==== Given information

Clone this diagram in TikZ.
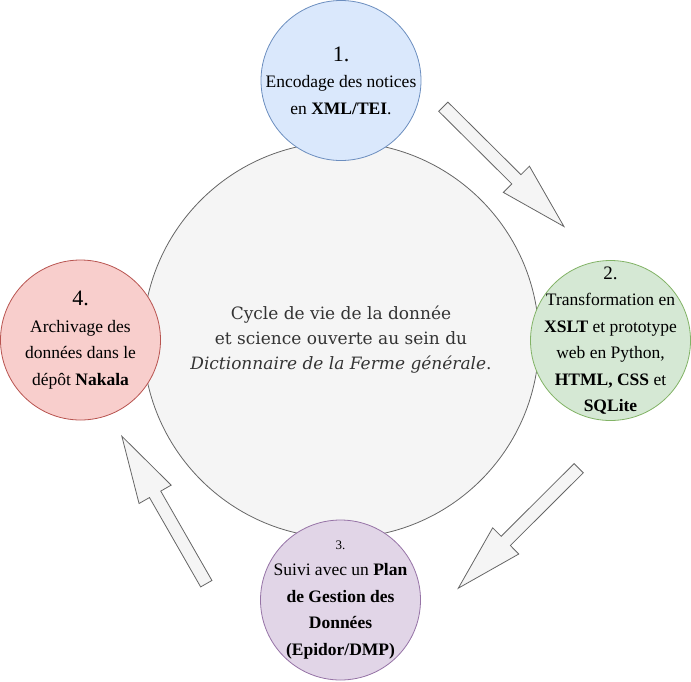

========
==== Given information

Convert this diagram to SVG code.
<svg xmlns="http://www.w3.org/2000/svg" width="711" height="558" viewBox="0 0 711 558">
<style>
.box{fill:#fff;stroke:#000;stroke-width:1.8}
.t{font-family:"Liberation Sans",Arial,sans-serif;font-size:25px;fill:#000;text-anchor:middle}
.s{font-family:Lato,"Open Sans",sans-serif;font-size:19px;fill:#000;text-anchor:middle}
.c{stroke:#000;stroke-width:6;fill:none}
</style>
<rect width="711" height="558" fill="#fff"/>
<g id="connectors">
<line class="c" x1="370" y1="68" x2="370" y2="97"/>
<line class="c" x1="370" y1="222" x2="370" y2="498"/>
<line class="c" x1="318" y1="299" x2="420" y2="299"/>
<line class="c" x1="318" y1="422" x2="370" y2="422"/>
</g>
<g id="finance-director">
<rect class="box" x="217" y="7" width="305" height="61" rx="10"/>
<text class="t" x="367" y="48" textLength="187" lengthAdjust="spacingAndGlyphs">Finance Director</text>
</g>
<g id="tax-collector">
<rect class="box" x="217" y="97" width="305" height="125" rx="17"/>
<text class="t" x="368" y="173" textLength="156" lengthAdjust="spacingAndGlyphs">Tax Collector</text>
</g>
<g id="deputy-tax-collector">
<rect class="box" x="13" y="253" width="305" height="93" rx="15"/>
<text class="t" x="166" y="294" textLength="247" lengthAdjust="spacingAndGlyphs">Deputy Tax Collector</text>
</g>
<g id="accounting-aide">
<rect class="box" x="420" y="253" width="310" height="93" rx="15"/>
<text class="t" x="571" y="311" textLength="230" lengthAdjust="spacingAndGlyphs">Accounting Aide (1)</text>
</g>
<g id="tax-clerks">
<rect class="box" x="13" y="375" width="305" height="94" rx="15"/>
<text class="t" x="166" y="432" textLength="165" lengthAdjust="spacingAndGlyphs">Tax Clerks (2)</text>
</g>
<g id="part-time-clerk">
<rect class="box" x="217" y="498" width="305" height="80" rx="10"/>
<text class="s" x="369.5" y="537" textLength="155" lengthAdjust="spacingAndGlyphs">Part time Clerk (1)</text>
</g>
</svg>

========

Exercise directions
Read the data above and pull out each line that holds the string "this".

Task result
Clone this diagram in TikZ.
Convert this diagram to SVG code.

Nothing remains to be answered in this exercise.